Bayesianism is a mathematical concept, but it is used in epistemological contexts. Basically, it is a model of what confirmation is.
From the Stanford encyclopedia of philosophy;
Though a mathematical triviality, the Theorem's central insight — that a hypothesis is supported by any body of data it renders probable — lies at the heart of all subjectivist approaches to epistemology, statistics, and inductive logic.
My overall picture of epistemological justification goes something like this. We all start from different places, and have different initial dispositions with respect to the world as we experience it. Then, we acquire further information. Historically people have tried to pull their model of the world apart and start only from certain basics, and believe only what can be built up from there, but I don't think that's necessary, especially when the people who say we have to do it disagree about what has to be in the base. I think it makes more sense to adjust the beliefs we have as we go along and move incrementally toward consensus as evidence comes in. And with some things, the hope of consensus is pretty slight in the foreseeable future, so we are going to keep disagreeing.

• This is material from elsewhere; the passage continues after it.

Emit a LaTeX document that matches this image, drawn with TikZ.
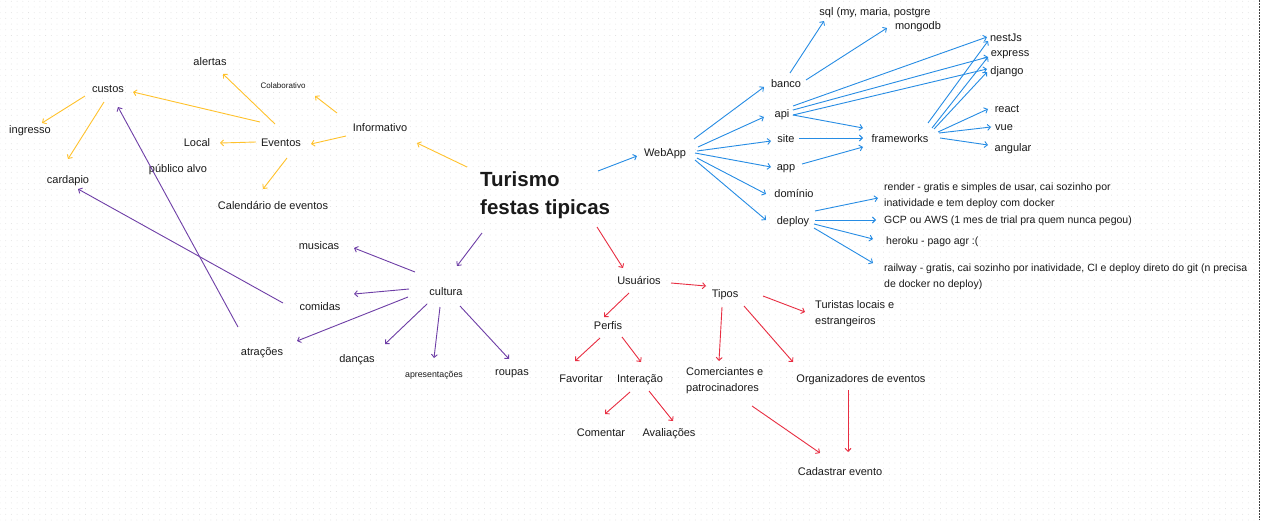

I think, for example, that atheists and theists are here to stay for a long time, and the fact that we aren't closing in on agreement does not necessarily mean that one side or the other is just being stubborn or delusional. I would say it's because the issue is too complex and there are too many parameters to it to be sure that we have considered everything, and fairly. It's easy to come up with motives for our opponents, but that in itself proves nothing whatsoever.
I believe in God, but there is plenty of disconfirming evidence. It is just that the confirming evidence, all told, outweighs it, as I see it.